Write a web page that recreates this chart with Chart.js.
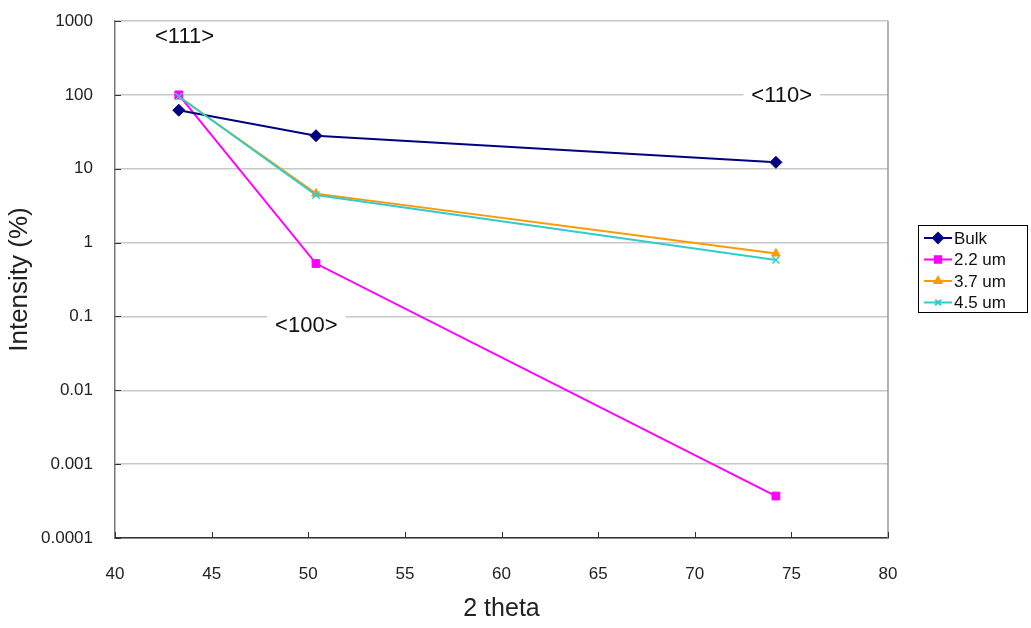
<!DOCTYPE html>
<html>
<head>
<meta charset="utf-8">
<script src="https://cdn.jsdelivr.net/npm/chart.js@4"></script>
<style>
  body { margin: 0; background: #fff; }
  #wrap { width: 1031px; height: 628px; }
</style>
</head>
<body>
<div id="wrap"><canvas id="graphe"></canvas></div>
<script>
const angles = [43.3, 50.4, 74.2];
const bulk = [62, 28, 12.2];
const film22 = [100, 0.52, 0.00037];
const film37 = [95, 4.6, 0.71];
const film45 = [95, 4.4, 0.58];
const seriesNames = ["Bulk", "2.2 um", "3.7 um", "4.5 um"];
const yTicks = [0.0001, 0.001, 0.01, 0.1, 1, 10, 100, 1000];
const xTicks = [40, 45, 50, 55, 60, 65, 70, 75, 80];
const orientations = [
    { text: "<111>", x: 43.6, y: 600 },
    { text: "<110>", x: 74.5, y: 97 },
    { text: "<100>", x: 49.9, y: 0.075 },
];

function points(vals) {
    return vals.map((v, i) => ({ x: angles[i], y: v }));
}

const couleurs = ["#000080", "#FF00FF", "#FF9900", "#33CCCC"];
const formes = ["rectRot", "rect", "triangle", "crossRot"];
const tailles = [6, 5.5, 5, 5];
const valeurs = [bulk, film22, film37, film45];
const police = "'Liberation Sans', Arial, sans-serif";
const HAUT = 21;

const datasets = valeurs.map((v, i) => ({
    label: seriesNames[i],
    data: points(v),
    borderColor: couleurs[i],
    backgroundColor: couleurs[i],
    borderWidth: 2,
    pointStyle: formes[i],
    pointRadius: tailles[i],
    pointBorderWidth: formes[i] === "crossRot" ? 1.5 : 1,
    order: i === 3 ? 0 : i + 1,
}));

// force le haut de la zone de trace
const haut = {
    id: "haut",
    afterLayout(chart) {
        try {
            const a = chart.chartArea;
            const y = chart.scales.y;
            a.top = HAUT;
            a.height = a.bottom - HAUT;
            y.top = HAUT;
            y.height = y.bottom - HAUT;
            y.configure();
        } catch (e) {
            console.log(e);
        }
    },
};

// annotations, bordure, ticks internes et legende
const decor = {
    id: "decor",
    afterDraw(chart) {
        const ctx = chart.ctx;
        const a = chart.chartArea;
        const sx = chart.scales.x, sy = chart.scales.y;
        ctx.save();
        // bordure droite
        ctx.strokeStyle = "#999";
        ctx.lineWidth = 1.5;
        ctx.beginPath();
        ctx.moveTo(a.right, a.top);
        ctx.lineTo(a.right, a.bottom);
        ctx.stroke();
        // ticks internes
        ctx.strokeStyle = "#333";
        ctx.lineWidth = 1;
        xTicks.forEach(t => {
            const px = Math.round(sx.getPixelForValue(t)) + 0.5;
            ctx.beginPath();
            ctx.moveTo(px, a.bottom);
            ctx.lineTo(px, a.bottom - 6);
            ctx.stroke();
        });
        yTicks.forEach(t => {
            const py = Math.round(sy.getPixelForValue(t)) + 0.5;
            ctx.beginPath();
            ctx.moveTo(a.left, py);
            ctx.lineTo(a.left + 6, py);
            ctx.stroke();
        });
        // annotations
        ctx.font = "22px " + police;
        ctx.textAlign = "center";
        ctx.textBaseline = "middle";
        orientations.forEach(o => {
            const px = sx.getPixelForValue(o.x);
            const py = sy.getPixelForValue(o.y);
            const w = ctx.measureText(o.text).width;
            ctx.fillStyle = "#fff";
            ctx.fillRect(px - w / 2 - 8, py - 13, w + 16, 26);
            ctx.fillStyle = "#111";
            ctx.fillText(o.text, px, py);
        });
        // legende
        const lx = 918, ly = 225, lw = 109, lh = 87;
        ctx.fillStyle = "#fff";
        ctx.fillRect(lx, ly, lw, lh);
        ctx.strokeStyle = "#000";
        ctx.lineWidth = 1;
        ctx.strokeRect(lx + 0.5, ly + 0.5, lw, lh);
        ctx.font = "17px " + police;
        ctx.textAlign = "left";
        chart.data.datasets.forEach((ds, i) => {
            const y = ly + 13 + i * 21.5;
            ctx.strokeStyle = ds.borderColor;
            ctx.lineWidth = 2;
            ctx.beginPath();
            ctx.moveTo(lx + 6, y);
            ctx.lineTo(lx + 34, y);
            ctx.stroke();
            Chart.helpers.drawPoint(ctx, {
                pointStyle: ds.pointStyle,
                radius: ds.pointRadius - 1,
                borderWidth: 1,
                rotation: 0,
            }, lx + 20, y);
            ctx.fillStyle = ds.borderColor;
            ctx.fill();
            ctx.fillStyle = "#111";
            ctx.fillText(ds.label, lx + 36, y + 1);
        });
        ctx.restore();
    },
};

new Chart(document.getElementById("graphe"), {
    type: "line",
    data: { datasets: datasets },
    options: {
        responsive: true,
        maintainAspectRatio: false,
        animation: false,
        layout: { padding: { left: 0, right: 143, top: HAUT, bottom: 0 } },
        plugins: {
            legend: { display: false },
            tooltip: { enabled: false },
        },
        scales: {
            x: {
                type: "linear",
                min: 40,
                max: 80,
                afterBuildTicks: s => { s.ticks = xTicks.map(v => ({ value: v })); },
                afterFit: s => { s.height = 90; },
                grid: { display: false, drawTicks: false },
                border: { color: "#333", width: 1.5 },
                ticks: {
                    color: "#222",
                    padding: 26,
                    font: { size: 17, family: police },
                },
                title: {
                    display: true,
                    text: "2 theta",
                    color: "#222",
                    padding: { top: 0 },
                    font: { size: 25, family: police },
                },
            },
            y: {
                type: "logarithmic",
                min: 0.0001,
                max: 1000,
                afterBuildTicks: s => { s.ticks = yTicks.map(v => ({ value: v })); },
                afterFit: s => { s.width = 115; },
                grid: { color: "#c8c8c8", lineWidth: 1.5, drawTicks: false },
                border: { color: "#777", width: 1.5 },
                ticks: {
                    color: "#222",
                    padding: 22,
                    font: { size: 17, family: police },
                    callback: v => v.toString(),
                },
                title: {
                    display: true,
                    text: "Intensity (%)",
                    color: "#222",
                    padding: { bottom: 0 },
                    font: { size: 26, family: police },
                },
            },
        },
    },
    plugins: [haut, decor],
});
</script>
</body>
</html>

──────────

> **Task details**
Reproduce the material in its entirety and word for word, without the pictures.

> **In response**
Write a web page that recreates this chart with Chart.js.
<!DOCTYPE html>
<html>
<head>
<meta charset="utf-8">
<script src="https://cdn.jsdelivr.net/npm/chart.js@4"></script>
<style>
  body { margin: 0; background: #fff; }
  #wrap { width: 1031px; height: 628px; }
</style>
</head>
<body>
<div id="wrap"><canvas id="graphe"></canvas></div>
<script>
const angles = [43.3, 50.4, 74.2];
const bulk = [62, 28, 12.2];
const film22 = [100, 0.52, 0.00037];
const film37 = [95, 4.6, 0.71];
const film45 = [95, 4.4, 0.58];
const seriesNames = ["Bulk", "2.2 um", "3.7 um", "4.5 um"];
const yTicks = [0.0001, 0.001, 0.01, 0.1, 1, 10, 100, 1000];
const xTicks = [40, 45, 50, 55, 60, 65, 70, 75, 80];
const orientations = [
    { text: "<111>", x: 43.6, y: 600 },
    { text: "<110>", x: 74.5, y: 97 },
    { text: "<100>", x: 49.9, y: 0.075 },
];

function points(vals) {
    return vals.map((v, i) => ({ x: angles[i], y: v }));
}

const couleurs = ["#000080", "#FF00FF", "#FF9900", "#33CCCC"];
const formes = ["rectRot", "rect", "triangle", "crossRot"];
const tailles = [6, 5.5, 5, 5];
const valeurs = [bulk, film22, film37, film45];
const police = "'Liberation Sans', Arial, sans-serif";
const HAUT = 21;

const datasets = valeurs.map((v, i) => ({
    label: seriesNames[i],
    data: points(v),
    borderColor: couleurs[i],
    backgroundColor: couleurs[i],
    borderWidth: 2,
    pointStyle: formes[i],
    pointRadius: tailles[i],
    pointBorderWidth: formes[i] === "crossRot" ? 1.5 : 1,
    order: i === 3 ? 0 : i + 1,
}));

// force le haut de la zone de trace
const haut = {
    id: "haut",
    afterLayout(chart) {
        try {
            const a = chart.chartArea;
            const y = chart.scales.y;
            a.top = HAUT;
            a.height = a.bottom - HAUT;
            y.top = HAUT;
            y.height = y.bottom - HAUT;
            y.configure();
        } catch (e) {
            console.log(e);
        }
    },
};

// annotations, bordure, ticks internes et legende
const decor = {
    id: "decor",
    afterDraw(chart) {
        const ctx = chart.ctx;
        const a = chart.chartArea;
        const sx = chart.scales.x, sy = chart.scales.y;
        ctx.save();
        // bordure droite
        ctx.strokeStyle = "#999";
        ctx.lineWidth = 1.5;
        ctx.beginPath();
        ctx.moveTo(a.right, a.top);
        ctx.lineTo(a.right, a.bottom);
        ctx.stroke();
        // ticks internes
        ctx.strokeStyle = "#333";
        ctx.lineWidth = 1;
        xTicks.forEach(t => {
            const px = Math.round(sx.getPixelForValue(t)) + 0.5;
            ctx.beginPath();
            ctx.moveTo(px, a.bottom);
            ctx.lineTo(px, a.bottom - 6);
            ctx.stroke();
        });
        yTicks.forEach(t => {
            const py = Math.round(sy.getPixelForValue(t)) + 0.5;
            ctx.beginPath();
            ctx.moveTo(a.left, py);
            ctx.lineTo(a.left + 6, py);
            ctx.stroke();
        });
        // annotations
        ctx.font = "22px " + police;
        ctx.textAlign = "center";
        ctx.textBaseline = "middle";
        orientations.forEach(o => {
            const px = sx.getPixelForValue(o.x);
            const py = sy.getPixelForValue(o.y);
            const w = ctx.measureText(o.text).width;
            ctx.fillStyle = "#fff";
            ctx.fillRect(px - w / 2 - 8, py - 13, w + 16, 26);
            ctx.fillStyle = "#111";
            ctx.fillText(o.text, px, py);
        });
        // legende
        const lx = 918, ly = 225, lw = 109, lh = 87;
        ctx.fillStyle = "#fff";
        ctx.fillRect(lx, ly, lw, lh);
        ctx.strokeStyle = "#000";
        ctx.lineWidth = 1;
        ctx.strokeRect(lx + 0.5, ly + 0.5, lw, lh);
        ctx.font = "17px " + police;
        ctx.textAlign = "left";
        chart.data.datasets.forEach((ds, i) => {
            const y = ly + 13 + i * 21.5;
            ctx.strokeStyle = ds.borderColor;
            ctx.lineWidth = 2;
            ctx.beginPath();
            ctx.moveTo(lx + 6, y);
            ctx.lineTo(lx + 34, y);
            ctx.stroke();
            Chart.helpers.drawPoint(ctx, {
                pointStyle: ds.pointStyle,
                radius: ds.pointRadius - 1,
                borderWidth: 1,
                rotation: 0,
            }, lx + 20, y);
            ctx.fillStyle = ds.borderColor;
            ctx.fill();
            ctx.fillStyle = "#111";
            ctx.fillText(ds.label, lx + 36, y + 1);
        });
        ctx.restore();
    },
};

new Chart(document.getElementById("graphe"), {
    type: "line",
    data: { datasets: datasets },
    options: {
        responsive: true,
        maintainAspectRatio: false,
        animation: false,
        layout: { padding: { left: 0, right: 143, top: HAUT, bottom: 0 } },
        plugins: {
            legend: { display: false },
            tooltip: { enabled: false },
        },
        scales: {
            x: {
                type: "linear",
                min: 40,
                max: 80,
                afterBuildTicks: s => { s.ticks = xTicks.map(v => ({ value: v })); },
                afterFit: s => { s.height = 90; },
                grid: { display: false, drawTicks: false },
                border: { color: "#333", width: 1.5 },
                ticks: {
                    color: "#222",
                    padding: 26,
                    font: { size: 17, family: police },
                },
                title: {
                    display: true,
                    text: "2 theta",
                    color: "#222",
                    padding: { top: 0 },
                    font: { size: 25, family: police },
                },
            },
            y: {
                type: "logarithmic",
                min: 0.0001,
                max: 1000,
                afterBuildTicks: s => { s.ticks = yTicks.map(v => ({ value: v })); },
                afterFit: s => { s.width = 115; },
                grid: { color: "#c8c8c8", lineWidth: 1.5, drawTicks: false },
                border: { color: "#777", width: 1.5 },
                ticks: {
                    color: "#222",
                    padding: 22,
                    font: { size: 17, family: police },
                    callback: v => v.toString(),
                },
                title: {
                    display: true,
                    text: "Intensity (%)",
                    color: "#222",
                    padding: { bottom: 0 },
                    font: { size: 26, family: police },
                },
            },
        },
    },
    plugins: [haut, decor],
});
</script>
</body>
</html>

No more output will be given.